The target function accepts a `load` parameter for loading saved model state.  It uses `resnet50`, and the `Learner.fine_tune()` training method, with `nepochs` as the position argument.  Other training arguments like `base_lr`, `freeze_epochs` are handled by `**kwargs`.

In [None]:

# to perform those trainings in DDP

from mpify import in_torchddp
ngpus = 3  # Modify to your taste

def train_multicat(nepochs, *args, load:str=None, **kwargs):
    dblock = DataBlock(blocks=(ImageBlock, MultiCategoryBlock),
                   splitter=splitter,
                   get_x=get_x, 
                   get_y=get_y,
                   item_tfms = RandomResizedCrop(128, min_scale=0.35))
    dls = dblock.dataloaders(df)
    
    learn = cnn_learner(dls, resnet50, metrics=partial(accuracy_multi, thresh=0.2))
    
    if load: learn.load(load); print(f'Model and state loaded from {load}')

    with learn.distrib_ctx():
        learn.fine_tune(nepochs, *args, **kwargs)
        
    return learn
        
imports='''
from utils import *
from fastai2.vision.all import *
from fastai2.distributed import *
'''
need="path df get_x get_y splitter"

learn = in_torchddp(ngpus, train_multicat, 3, base_lr=3e-3, freeze_epochs=4,
                    imports=imports, need=need)


The next training uses a different dataset `BIWI_HEAD_POSE`, and a different sets of helper routines.
And I missed `img2pose` in the first pass scooping them out.   Thanks to a `NameError` exception, I can simply add it to `need=`.

#### To Train Distributedly More Than Once ...
What if training a few epochs seem not getting good enough accuracy, how to train "distributedly" again in Jupyter?

Because `mpify.in_torchddp()` returns the resulting `Learner` object to the main Jupyter shell, user can save its state to a file, and use it in subsequent new `in_torchddp()` calls where a new group of processes will be spawned from scratch, and start training after `load`ing from the file -- *as demonstrated below*.


In [None]:
path = untar_data(URLs.BIWI_HEAD_POSE)

def img2pose(x): return Path(f'{str(x)[:-7]}pose.txt')

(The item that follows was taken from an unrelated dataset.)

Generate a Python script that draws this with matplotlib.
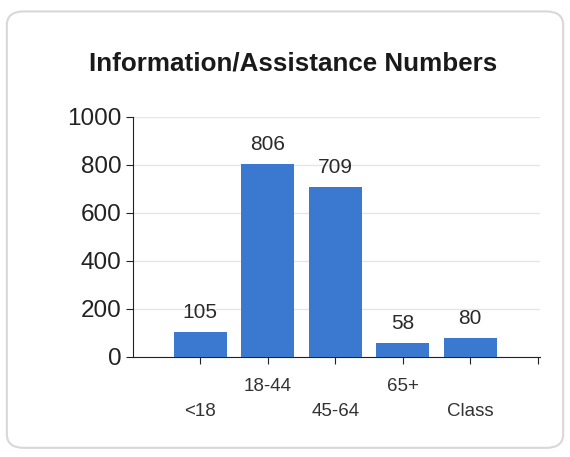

cal = np.genfromtxt(path/'01'/'rgb.cal', skip_footer=6)
def get_ctr(f):
    ctr = np.genfromtxt(img2pose(f), skip_header=3)
    c1 = ctr[0] * cal[0][0]/ctr[2] + cal[0][2]
    c2 = ctr[1] * cal[1][1]/ctr[2] + cal[1][2]
    return tensor([c1,c2])

def train_biwi(nepochs, *args, load:str=None, **kwargs):
    biwi = DataBlock(
        blocks=(ImageBlock, PointBlock),
        get_items=get_image_files,
        get_y=get_ctr,
        splitter=FuncSplitter(lambda o: o.parent.name=='13'),
        batch_tfms=[*aug_transforms(size=(240,320)), 
                    Normalize.from_stats(*imagenet_stats)])

    dls = biwi.dataloaders(path)

    learn = cnn_learner(dls, resnet18, y_range=(-1,1))
    if load: learn.load(load); print(f'Model and state loaded from {load}')

    lr = 1e-2
    with learn.distrib_ctx(): learn.fine_tune(nepochs, lr)
    return learn

imports='''
from utils import *
from fastai2.vision.all import *
from fastai2.distributed import *
improt numpy as np
'''

need="path cal get_ctr img2pose"

learn = in_torchddp(ngpus, train_biwi, 3, imports=imports, need=need)

# Not satisfied with the accuracy?  Save then train 5 more epochs, starting from the current state
learn.save('biwi_after3')
learn = in_torchddp(ngpus, train_biwi, 5, load='biwi_after3', imports=imports, need=need)